Ayat tersebut memberikan penjelasan kepada kita bahwa tujuan yang diharapkan dengan melaksanakan ibadah puasa yaitu menjadi manusia yang bertaqwa (memperoleh derajat ketaqwaan). Namun, tidak semua orang yang melaksanakannya dapat memperoleh derajat tersebut, hal ini tergantung dari pada pelaksanaan ibadah puasanya.

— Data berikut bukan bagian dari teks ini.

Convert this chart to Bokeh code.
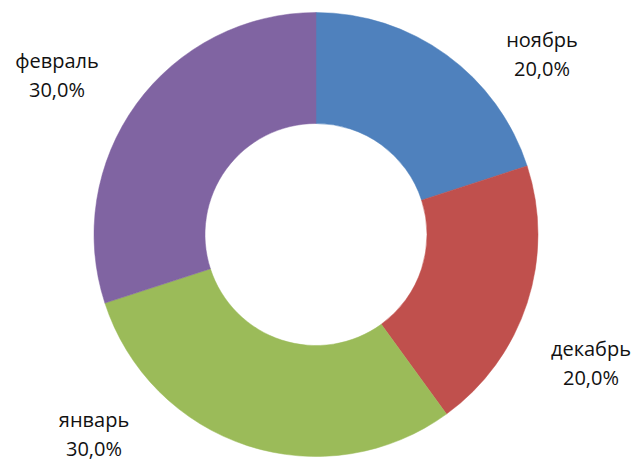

Jika dalam pelaksanaan ibadah puasanya itu diisi dengan berbagai aktivitas negatif seperti memfitnah, mengadu domba, berbuat aniaya dan lainnya, maka ibadah puasa yang dilaksanakannya itu menjadi suatu kesia-sian belaka. Sebaliknya jika dalam pelaksanaan ibadah puasanya itu diisi dengan berbagai kegiatan positif seperti memperbanyak sedekah, menghidupkan shalat malam, membaca dan mengkaji al-Qur’an dan aktivitas-aktivitas positif lainnya dapat dipastikan insya allah memperoleh derajat ketaqwaan.
Dengan demikian diperlukan pemahaman yang mendalam bahwa ibadah puasa di bulan Ramadhan tidak hanya berarti untuk menahan lapar dan haus semata, tetapi juga pengendalian diri (mengontrol hawa nafsu). Tidak dipungkiri, dengan pelaksaan ibadah puasa inilah yang membentuk manusia menjadi insan bertaqwa yang diimplementasikan dalam setiap tindakannya menjadi lebih baik, lebih shaleh, lebih dekat kepada Allah SWT.
Semoga puasa yang kita laksanakan selama satu bulan ini penuh berkah dan banyak hikmah yang dapat kita petik sehingga kita dapat memperoleh derajat ketakwaan. Aamiin. Wallahu’alam Bisshawab.